Problem statement =>
Your task is to reproduce the material exactly.
========
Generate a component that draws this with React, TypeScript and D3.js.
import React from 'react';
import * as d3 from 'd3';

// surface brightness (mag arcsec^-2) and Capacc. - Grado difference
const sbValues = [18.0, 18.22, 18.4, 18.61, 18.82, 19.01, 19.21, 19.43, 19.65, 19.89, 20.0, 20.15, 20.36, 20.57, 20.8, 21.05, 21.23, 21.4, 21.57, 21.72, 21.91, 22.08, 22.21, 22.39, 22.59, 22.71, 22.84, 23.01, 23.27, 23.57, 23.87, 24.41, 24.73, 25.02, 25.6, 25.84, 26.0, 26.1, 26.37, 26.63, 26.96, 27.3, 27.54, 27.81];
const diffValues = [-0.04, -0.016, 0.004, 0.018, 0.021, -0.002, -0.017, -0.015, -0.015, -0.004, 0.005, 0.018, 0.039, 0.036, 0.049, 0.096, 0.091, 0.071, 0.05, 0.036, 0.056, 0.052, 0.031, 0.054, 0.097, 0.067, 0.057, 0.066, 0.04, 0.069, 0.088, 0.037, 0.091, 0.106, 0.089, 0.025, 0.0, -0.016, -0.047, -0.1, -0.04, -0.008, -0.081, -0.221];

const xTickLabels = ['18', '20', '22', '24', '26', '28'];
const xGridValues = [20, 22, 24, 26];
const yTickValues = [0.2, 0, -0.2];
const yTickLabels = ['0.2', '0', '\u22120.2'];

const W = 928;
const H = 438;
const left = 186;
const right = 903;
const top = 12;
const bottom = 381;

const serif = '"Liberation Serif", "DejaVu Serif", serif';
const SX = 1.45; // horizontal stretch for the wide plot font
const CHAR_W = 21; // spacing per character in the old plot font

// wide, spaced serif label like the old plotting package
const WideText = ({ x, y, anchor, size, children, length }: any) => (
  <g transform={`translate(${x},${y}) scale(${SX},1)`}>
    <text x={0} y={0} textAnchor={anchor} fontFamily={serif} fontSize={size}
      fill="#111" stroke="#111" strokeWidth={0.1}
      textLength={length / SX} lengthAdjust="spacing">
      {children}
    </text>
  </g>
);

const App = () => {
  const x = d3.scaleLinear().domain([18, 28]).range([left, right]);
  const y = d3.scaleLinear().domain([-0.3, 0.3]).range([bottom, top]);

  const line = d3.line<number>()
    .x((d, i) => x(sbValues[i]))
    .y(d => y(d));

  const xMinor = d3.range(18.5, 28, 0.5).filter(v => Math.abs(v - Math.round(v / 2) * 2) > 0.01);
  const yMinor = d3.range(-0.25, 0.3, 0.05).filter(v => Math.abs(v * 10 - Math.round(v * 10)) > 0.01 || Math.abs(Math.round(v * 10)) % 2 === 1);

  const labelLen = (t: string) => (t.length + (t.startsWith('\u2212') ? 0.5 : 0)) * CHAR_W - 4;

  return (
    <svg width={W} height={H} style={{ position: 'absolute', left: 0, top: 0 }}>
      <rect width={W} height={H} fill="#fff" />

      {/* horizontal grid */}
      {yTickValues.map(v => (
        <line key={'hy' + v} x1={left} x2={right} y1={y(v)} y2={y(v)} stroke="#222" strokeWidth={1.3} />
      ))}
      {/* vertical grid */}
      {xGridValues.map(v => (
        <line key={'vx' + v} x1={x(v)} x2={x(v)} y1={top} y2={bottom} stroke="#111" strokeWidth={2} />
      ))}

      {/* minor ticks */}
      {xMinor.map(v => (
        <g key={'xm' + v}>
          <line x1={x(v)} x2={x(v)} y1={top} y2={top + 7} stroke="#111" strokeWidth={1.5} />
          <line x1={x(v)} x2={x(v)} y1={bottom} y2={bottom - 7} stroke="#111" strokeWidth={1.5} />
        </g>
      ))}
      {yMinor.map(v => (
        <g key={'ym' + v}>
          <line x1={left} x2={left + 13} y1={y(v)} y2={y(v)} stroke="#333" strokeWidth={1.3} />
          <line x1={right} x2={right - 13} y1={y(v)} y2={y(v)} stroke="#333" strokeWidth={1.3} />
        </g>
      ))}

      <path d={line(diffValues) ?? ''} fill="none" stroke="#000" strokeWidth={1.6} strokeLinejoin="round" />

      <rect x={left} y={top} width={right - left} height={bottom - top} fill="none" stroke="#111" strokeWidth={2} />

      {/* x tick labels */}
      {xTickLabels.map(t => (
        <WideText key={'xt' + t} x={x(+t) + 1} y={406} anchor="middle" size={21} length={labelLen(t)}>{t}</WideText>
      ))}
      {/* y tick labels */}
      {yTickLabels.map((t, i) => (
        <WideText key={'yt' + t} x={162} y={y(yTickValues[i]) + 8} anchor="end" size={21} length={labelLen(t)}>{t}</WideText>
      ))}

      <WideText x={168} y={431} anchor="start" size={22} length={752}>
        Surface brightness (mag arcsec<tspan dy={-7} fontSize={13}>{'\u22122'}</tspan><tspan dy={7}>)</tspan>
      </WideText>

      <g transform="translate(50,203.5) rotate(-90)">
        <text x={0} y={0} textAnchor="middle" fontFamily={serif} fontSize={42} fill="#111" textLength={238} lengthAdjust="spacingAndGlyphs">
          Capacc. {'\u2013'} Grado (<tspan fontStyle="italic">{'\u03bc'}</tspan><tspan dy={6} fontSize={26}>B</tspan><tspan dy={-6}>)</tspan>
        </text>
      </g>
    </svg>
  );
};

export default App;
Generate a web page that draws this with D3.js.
========
Exercise solution =>
Generate a component that draws this with React, TypeScript and D3.js.
import React from 'react';
import * as d3 from 'd3';

// surface brightness (mag arcsec^-2) and Capacc. - Grado difference
const sbValues = [18.0, 18.22, 18.4, 18.61, 18.82, 19.01, 19.21, 19.43, 19.65, 19.89, 20.0, 20.15, 20.36, 20.57, 20.8, 21.05, 21.23, 21.4, 21.57, 21.72, 21.91, 22.08, 22.21, 22.39, 22.59, 22.71, 22.84, 23.01, 23.27, 23.57, 23.87, 24.41, 24.73, 25.02, 25.6, 25.84, 26.0, 26.1, 26.37, 26.63, 26.96, 27.3, 27.54, 27.81];
const diffValues = [-0.04, -0.016, 0.004, 0.018, 0.021, -0.002, -0.017, -0.015, -0.015, -0.004, 0.005, 0.018, 0.039, 0.036, 0.049, 0.096, 0.091, 0.071, 0.05, 0.036, 0.056, 0.052, 0.031, 0.054, 0.097, 0.067, 0.057, 0.066, 0.04, 0.069, 0.088, 0.037, 0.091, 0.106, 0.089, 0.025, 0.0, -0.016, -0.047, -0.1, -0.04, -0.008, -0.081, -0.221];

const xTickLabels = ['18', '20', '22', '24', '26', '28'];
const xGridValues = [20, 22, 24, 26];
const yTickValues = [0.2, 0, -0.2];
const yTickLabels = ['0.2', '0', '\u22120.2'];

const W = 928;
const H = 438;
const left = 186;
const right = 903;
const top = 12;
const bottom = 381;

const serif = '"Liberation Serif", "DejaVu Serif", serif';
const SX = 1.45; // horizontal stretch for the wide plot font
const CHAR_W = 21; // spacing per character in the old plot font

// wide, spaced serif label like the old plotting package
const WideText = ({ x, y, anchor, size, children, length }: any) => (
  <g transform={`translate(${x},${y}) scale(${SX},1)`}>
    <text x={0} y={0} textAnchor={anchor} fontFamily={serif} fontSize={size}
      fill="#111" stroke="#111" strokeWidth={0.1}
      textLength={length / SX} lengthAdjust="spacing">
      {children}
    </text>
  </g>
);

const App = () => {
  const x = d3.scaleLinear().domain([18, 28]).range([left, right]);
  const y = d3.scaleLinear().domain([-0.3, 0.3]).range([bottom, top]);

  const line = d3.line<number>()
    .x((d, i) => x(sbValues[i]))
    .y(d => y(d));

  const xMinor = d3.range(18.5, 28, 0.5).filter(v => Math.abs(v - Math.round(v / 2) * 2) > 0.01);
  const yMinor = d3.range(-0.25, 0.3, 0.05).filter(v => Math.abs(v * 10 - Math.round(v * 10)) > 0.01 || Math.abs(Math.round(v * 10)) % 2 === 1);

  const labelLen = (t: string) => (t.length + (t.startsWith('\u2212') ? 0.5 : 0)) * CHAR_W - 4;

  return (
    <svg width={W} height={H} style={{ position: 'absolute', left: 0, top: 0 }}>
      <rect width={W} height={H} fill="#fff" />

      {/* horizontal grid */}
      {yTickValues.map(v => (
        <line key={'hy' + v} x1={left} x2={right} y1={y(v)} y2={y(v)} stroke="#222" strokeWidth={1.3} />
      ))}
      {/* vertical grid */}
      {xGridValues.map(v => (
        <line key={'vx' + v} x1={x(v)} x2={x(v)} y1={top} y2={bottom} stroke="#111" strokeWidth={2} />
      ))}

      {/* minor ticks */}
      {xMinor.map(v => (
        <g key={'xm' + v}>
          <line x1={x(v)} x2={x(v)} y1={top} y2={top + 7} stroke="#111" strokeWidth={1.5} />
          <line x1={x(v)} x2={x(v)} y1={bottom} y2={bottom - 7} stroke="#111" strokeWidth={1.5} />
        </g>
      ))}
      {yMinor.map(v => (
        <g key={'ym' + v}>
          <line x1={left} x2={left + 13} y1={y(v)} y2={y(v)} stroke="#333" strokeWidth={1.3} />
          <line x1={right} x2={right - 13} y1={y(v)} y2={y(v)} stroke="#333" strokeWidth={1.3} />
        </g>
      ))}

      <path d={line(diffValues) ?? ''} fill="none" stroke="#000" strokeWidth={1.6} strokeLinejoin="round" />

      <rect x={left} y={top} width={right - left} height={bottom - top} fill="none" stroke="#111" strokeWidth={2} />

      {/* x tick labels */}
      {xTickLabels.map(t => (
        <WideText key={'xt' + t} x={x(+t) + 1} y={406} anchor="middle" size={21} length={labelLen(t)}>{t}</WideText>
      ))}
      {/* y tick labels */}
      {yTickLabels.map((t, i) => (
        <WideText key={'yt' + t} x={162} y={y(yTickValues[i]) + 8} anchor="end" size={21} length={labelLen(t)}>{t}</WideText>
      ))}

      <WideText x={168} y={431} anchor="start" size={22} length={752}>
        Surface brightness (mag arcsec<tspan dy={-7} fontSize={13}>{'\u22122'}</tspan><tspan dy={7}>)</tspan>
      </WideText>

      <g transform="translate(50,203.5) rotate(-90)">
        <text x={0} y={0} textAnchor="middle" fontFamily={serif} fontSize={42} fill="#111" textLength={238} lengthAdjust="spacingAndGlyphs">
          Capacc. {'\u2013'} Grado (<tspan fontStyle="italic">{'\u03bc'}</tspan><tspan dy={6} fontSize={26}>B</tspan><tspan dy={-6}>)</tspan>
        </text>
      </g>
    </svg>
  );
};

export default App;
Generate a web page that draws this with D3.js.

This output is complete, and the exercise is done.